WRITTEN INSTRUCTION →
Produce an exact copy of all the data below, dropping every image.

** start of PROVIDED MATERIAL **

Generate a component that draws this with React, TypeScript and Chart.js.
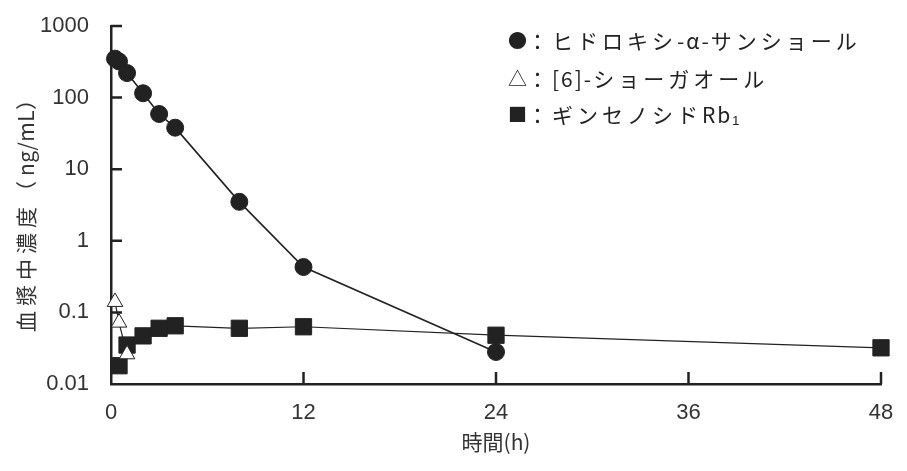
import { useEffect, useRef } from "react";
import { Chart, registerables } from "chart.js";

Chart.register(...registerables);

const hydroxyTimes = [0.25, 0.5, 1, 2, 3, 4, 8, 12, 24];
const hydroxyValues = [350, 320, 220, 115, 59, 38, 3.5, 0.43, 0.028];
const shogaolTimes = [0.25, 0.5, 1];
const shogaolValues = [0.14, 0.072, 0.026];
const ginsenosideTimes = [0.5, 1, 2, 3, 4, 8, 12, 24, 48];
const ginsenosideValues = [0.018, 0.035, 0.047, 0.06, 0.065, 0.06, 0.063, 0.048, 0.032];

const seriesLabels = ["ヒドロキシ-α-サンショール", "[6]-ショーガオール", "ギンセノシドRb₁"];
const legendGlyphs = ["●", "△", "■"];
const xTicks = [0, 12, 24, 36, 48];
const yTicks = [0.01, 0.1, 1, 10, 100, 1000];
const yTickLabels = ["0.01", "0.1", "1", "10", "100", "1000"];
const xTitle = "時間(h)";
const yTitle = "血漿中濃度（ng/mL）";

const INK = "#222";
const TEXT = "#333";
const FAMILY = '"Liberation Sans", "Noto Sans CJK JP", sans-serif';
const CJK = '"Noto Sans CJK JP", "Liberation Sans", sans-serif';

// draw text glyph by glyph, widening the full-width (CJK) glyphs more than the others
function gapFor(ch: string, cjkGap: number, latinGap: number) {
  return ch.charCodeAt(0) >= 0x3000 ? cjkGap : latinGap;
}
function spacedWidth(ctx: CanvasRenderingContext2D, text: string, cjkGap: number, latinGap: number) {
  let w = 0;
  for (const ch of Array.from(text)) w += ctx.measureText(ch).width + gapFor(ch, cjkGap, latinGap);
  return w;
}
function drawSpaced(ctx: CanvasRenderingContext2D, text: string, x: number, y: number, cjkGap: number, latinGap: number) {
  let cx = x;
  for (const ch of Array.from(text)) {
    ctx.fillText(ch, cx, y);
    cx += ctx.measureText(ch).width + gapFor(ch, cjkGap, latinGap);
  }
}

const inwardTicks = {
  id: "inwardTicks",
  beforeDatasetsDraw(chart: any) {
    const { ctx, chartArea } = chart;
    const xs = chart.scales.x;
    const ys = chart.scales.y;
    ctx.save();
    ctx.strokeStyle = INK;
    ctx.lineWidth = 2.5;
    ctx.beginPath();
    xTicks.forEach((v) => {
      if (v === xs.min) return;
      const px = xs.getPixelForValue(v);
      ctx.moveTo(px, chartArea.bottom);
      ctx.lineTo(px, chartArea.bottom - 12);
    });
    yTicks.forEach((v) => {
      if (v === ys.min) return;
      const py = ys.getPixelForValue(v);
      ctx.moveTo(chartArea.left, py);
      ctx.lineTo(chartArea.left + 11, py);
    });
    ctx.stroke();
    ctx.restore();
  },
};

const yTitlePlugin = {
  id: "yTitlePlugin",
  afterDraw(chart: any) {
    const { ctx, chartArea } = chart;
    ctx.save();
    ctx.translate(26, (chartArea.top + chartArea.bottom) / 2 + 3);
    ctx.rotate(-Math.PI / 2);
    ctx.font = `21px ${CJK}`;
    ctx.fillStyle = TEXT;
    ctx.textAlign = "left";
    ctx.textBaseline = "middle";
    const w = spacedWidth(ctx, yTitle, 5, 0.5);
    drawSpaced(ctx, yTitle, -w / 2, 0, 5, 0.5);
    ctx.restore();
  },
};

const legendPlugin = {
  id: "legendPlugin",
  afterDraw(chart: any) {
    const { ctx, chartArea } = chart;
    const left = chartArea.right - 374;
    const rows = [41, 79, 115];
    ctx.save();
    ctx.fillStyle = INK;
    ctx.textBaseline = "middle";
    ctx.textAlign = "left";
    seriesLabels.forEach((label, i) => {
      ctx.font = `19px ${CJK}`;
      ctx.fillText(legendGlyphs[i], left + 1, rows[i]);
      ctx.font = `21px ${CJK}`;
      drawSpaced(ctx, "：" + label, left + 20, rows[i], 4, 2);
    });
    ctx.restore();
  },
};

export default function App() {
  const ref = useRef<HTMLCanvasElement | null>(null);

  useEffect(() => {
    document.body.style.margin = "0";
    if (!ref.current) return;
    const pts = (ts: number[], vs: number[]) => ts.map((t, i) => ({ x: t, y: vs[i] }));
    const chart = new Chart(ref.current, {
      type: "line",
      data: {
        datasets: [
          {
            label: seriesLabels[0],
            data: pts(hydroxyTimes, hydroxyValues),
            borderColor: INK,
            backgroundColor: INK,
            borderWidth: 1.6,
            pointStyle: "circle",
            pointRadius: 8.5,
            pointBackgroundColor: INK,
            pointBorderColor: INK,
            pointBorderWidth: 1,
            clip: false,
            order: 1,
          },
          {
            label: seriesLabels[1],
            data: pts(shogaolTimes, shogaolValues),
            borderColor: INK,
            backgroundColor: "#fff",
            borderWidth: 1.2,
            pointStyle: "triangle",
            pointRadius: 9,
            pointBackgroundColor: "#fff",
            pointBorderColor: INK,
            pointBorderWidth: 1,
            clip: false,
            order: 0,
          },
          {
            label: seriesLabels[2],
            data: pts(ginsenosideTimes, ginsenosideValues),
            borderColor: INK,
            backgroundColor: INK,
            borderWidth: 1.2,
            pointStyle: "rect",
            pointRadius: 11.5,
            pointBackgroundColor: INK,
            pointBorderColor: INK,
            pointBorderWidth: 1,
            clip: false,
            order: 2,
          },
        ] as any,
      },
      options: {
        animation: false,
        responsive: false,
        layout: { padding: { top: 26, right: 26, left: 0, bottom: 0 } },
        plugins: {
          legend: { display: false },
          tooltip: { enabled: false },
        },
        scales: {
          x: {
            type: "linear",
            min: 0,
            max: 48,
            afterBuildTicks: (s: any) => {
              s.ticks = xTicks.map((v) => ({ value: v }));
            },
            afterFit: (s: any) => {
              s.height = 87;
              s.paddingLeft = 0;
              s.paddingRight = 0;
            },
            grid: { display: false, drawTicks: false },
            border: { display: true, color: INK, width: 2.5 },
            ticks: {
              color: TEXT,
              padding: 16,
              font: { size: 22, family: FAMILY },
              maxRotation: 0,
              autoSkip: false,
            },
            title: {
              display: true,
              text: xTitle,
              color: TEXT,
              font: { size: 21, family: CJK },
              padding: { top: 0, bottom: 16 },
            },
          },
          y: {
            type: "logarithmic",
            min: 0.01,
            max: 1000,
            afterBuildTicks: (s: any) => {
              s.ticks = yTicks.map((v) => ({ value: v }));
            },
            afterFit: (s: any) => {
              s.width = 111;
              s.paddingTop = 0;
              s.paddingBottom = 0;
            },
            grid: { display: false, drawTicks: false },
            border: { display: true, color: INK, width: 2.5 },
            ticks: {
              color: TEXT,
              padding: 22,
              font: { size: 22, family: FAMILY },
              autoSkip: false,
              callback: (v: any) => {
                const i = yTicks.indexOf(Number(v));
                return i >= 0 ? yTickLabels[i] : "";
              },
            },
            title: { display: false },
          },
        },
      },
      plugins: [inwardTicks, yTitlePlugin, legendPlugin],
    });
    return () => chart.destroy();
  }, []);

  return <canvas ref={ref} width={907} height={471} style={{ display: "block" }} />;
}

** end of PROVIDED MATERIAL **

COMPLETE RESPONSE →
Generate a component that draws this with React, TypeScript and Chart.js.
import { useEffect, useRef } from "react";
import { Chart, registerables } from "chart.js";

Chart.register(...registerables);

const hydroxyTimes = [0.25, 0.5, 1, 2, 3, 4, 8, 12, 24];
const hydroxyValues = [350, 320, 220, 115, 59, 38, 3.5, 0.43, 0.028];
const shogaolTimes = [0.25, 0.5, 1];
const shogaolValues = [0.14, 0.072, 0.026];
const ginsenosideTimes = [0.5, 1, 2, 3, 4, 8, 12, 24, 48];
const ginsenosideValues = [0.018, 0.035, 0.047, 0.06, 0.065, 0.06, 0.063, 0.048, 0.032];

const seriesLabels = ["ヒドロキシ-α-サンショール", "[6]-ショーガオール", "ギンセノシドRb₁"];
const legendGlyphs = ["●", "△", "■"];
const xTicks = [0, 12, 24, 36, 48];
const yTicks = [0.01, 0.1, 1, 10, 100, 1000];
const yTickLabels = ["0.01", "0.1", "1", "10", "100", "1000"];
const xTitle = "時間(h)";
const yTitle = "血漿中濃度（ng/mL）";

const INK = "#222";
const TEXT = "#333";
const FAMILY = '"Liberation Sans", "Noto Sans CJK JP", sans-serif';
const CJK = '"Noto Sans CJK JP", "Liberation Sans", sans-serif';

// draw text glyph by glyph, widening the full-width (CJK) glyphs more than the others
function gapFor(ch: string, cjkGap: number, latinGap: number) {
  return ch.charCodeAt(0) >= 0x3000 ? cjkGap : latinGap;
}
function spacedWidth(ctx: CanvasRenderingContext2D, text: string, cjkGap: number, latinGap: number) {
  let w = 0;
  for (const ch of Array.from(text)) w += ctx.measureText(ch).width + gapFor(ch, cjkGap, latinGap);
  return w;
}
function drawSpaced(ctx: CanvasRenderingContext2D, text: string, x: number, y: number, cjkGap: number, latinGap: number) {
  let cx = x;
  for (const ch of Array.from(text)) {
    ctx.fillText(ch, cx, y);
    cx += ctx.measureText(ch).width + gapFor(ch, cjkGap, latinGap);
  }
}

const inwardTicks = {
  id: "inwardTicks",
  beforeDatasetsDraw(chart: any) {
    const { ctx, chartArea } = chart;
    const xs = chart.scales.x;
    const ys = chart.scales.y;
    ctx.save();
    ctx.strokeStyle = INK;
    ctx.lineWidth = 2.5;
    ctx.beginPath();
    xTicks.forEach((v) => {
      if (v === xs.min) return;
      const px = xs.getPixelForValue(v);
      ctx.moveTo(px, chartArea.bottom);
      ctx.lineTo(px, chartArea.bottom - 12);
    });
    yTicks.forEach((v) => {
      if (v === ys.min) return;
      const py = ys.getPixelForValue(v);
      ctx.moveTo(chartArea.left, py);
      ctx.lineTo(chartArea.left + 11, py);
    });
    ctx.stroke();
    ctx.restore();
  },
};

const yTitlePlugin = {
  id: "yTitlePlugin",
  afterDraw(chart: any) {
    const { ctx, chartArea } = chart;
    ctx.save();
    ctx.translate(26, (chartArea.top + chartArea.bottom) / 2 + 3);
    ctx.rotate(-Math.PI / 2);
    ctx.font = `21px ${CJK}`;
    ctx.fillStyle = TEXT;
    ctx.textAlign = "left";
    ctx.textBaseline = "middle";
    const w = spacedWidth(ctx, yTitle, 5, 0.5);
    drawSpaced(ctx, yTitle, -w / 2, 0, 5, 0.5);
    ctx.restore();
  },
};

const legendPlugin = {
  id: "legendPlugin",
  afterDraw(chart: any) {
    const { ctx, chartArea } = chart;
    const left = chartArea.right - 374;
    const rows = [41, 79, 115];
    ctx.save();
    ctx.fillStyle = INK;
    ctx.textBaseline = "middle";
    ctx.textAlign = "left";
    seriesLabels.forEach((label, i) => {
      ctx.font = `19px ${CJK}`;
      ctx.fillText(legendGlyphs[i], left + 1, rows[i]);
      ctx.font = `21px ${CJK}`;
      drawSpaced(ctx, "：" + label, left + 20, rows[i], 4, 2);
    });
    ctx.restore();
  },
};

export default function App() {
  const ref = useRef<HTMLCanvasElement | null>(null);

  useEffect(() => {
    document.body.style.margin = "0";
    if (!ref.current) return;
    const pts = (ts: number[], vs: number[]) => ts.map((t, i) => ({ x: t, y: vs[i] }));
    const chart = new Chart(ref.current, {
      type: "line",
      data: {
        datasets: [
          {
            label: seriesLabels[0],
            data: pts(hydroxyTimes, hydroxyValues),
            borderColor: INK,
            backgroundColor: INK,
            borderWidth: 1.6,
            pointStyle: "circle",
            pointRadius: 8.5,
            pointBackgroundColor: INK,
            pointBorderColor: INK,
            pointBorderWidth: 1,
            clip: false,
            order: 1,
          },
          {
            label: seriesLabels[1],
            data: pts(shogaolTimes, shogaolValues),
            borderColor: INK,
            backgroundColor: "#fff",
            borderWidth: 1.2,
            pointStyle: "triangle",
            pointRadius: 9,
            pointBackgroundColor: "#fff",
            pointBorderColor: INK,
            pointBorderWidth: 1,
            clip: false,
            order: 0,
          },
          {
            label: seriesLabels[2],
            data: pts(ginsenosideTimes, ginsenosideValues),
            borderColor: INK,
            backgroundColor: INK,
            borderWidth: 1.2,
            pointStyle: "rect",
            pointRadius: 11.5,
            pointBackgroundColor: INK,
            pointBorderColor: INK,
            pointBorderWidth: 1,
            clip: false,
            order: 2,
          },
        ] as any,
      },
      options: {
        animation: false,
        responsive: false,
        layout: { padding: { top: 26, right: 26, left: 0, bottom: 0 } },
        plugins: {
          legend: { display: false },
          tooltip: { enabled: false },
        },
        scales: {
          x: {
            type: "linear",
            min: 0,
            max: 48,
            afterBuildTicks: (s: any) => {
              s.ticks = xTicks.map((v) => ({ value: v }));
            },
            afterFit: (s: any) => {
              s.height = 87;
              s.paddingLeft = 0;
              s.paddingRight = 0;
            },
            grid: { display: false, drawTicks: false },
            border: { display: true, color: INK, width: 2.5 },
            ticks: {
              color: TEXT,
              padding: 16,
              font: { size: 22, family: FAMILY },
              maxRotation: 0,
              autoSkip: false,
            },
            title: {
              display: true,
              text: xTitle,
              color: TEXT,
              font: { size: 21, family: CJK },
              padding: { top: 0, bottom: 16 },
            },
          },
          y: {
            type: "logarithmic",
            min: 0.01,
            max: 1000,
            afterBuildTicks: (s: any) => {
              s.ticks = yTicks.map((v) => ({ value: v }));
            },
            afterFit: (s: any) => {
              s.width = 111;
              s.paddingTop = 0;
              s.paddingBottom = 0;
            },
            grid: { display: false, drawTicks: false },
            border: { display: true, color: INK, width: 2.5 },
            ticks: {
              color: TEXT,
              padding: 22,
              font: { size: 22, family: FAMILY },
              autoSkip: false,
              callback: (v: any) => {
                const i = yTicks.indexOf(Number(v));
                return i >= 0 ? yTickLabels[i] : "";
              },
            },
            title: { display: false },
          },
        },
      },
      plugins: [inwardTicks, yTitlePlugin, legendPlugin],
    });
    return () => chart.destroy();
  }, []);

  return <canvas ref={ref} width={907} height={471} style={{ display: "block" }} />;
}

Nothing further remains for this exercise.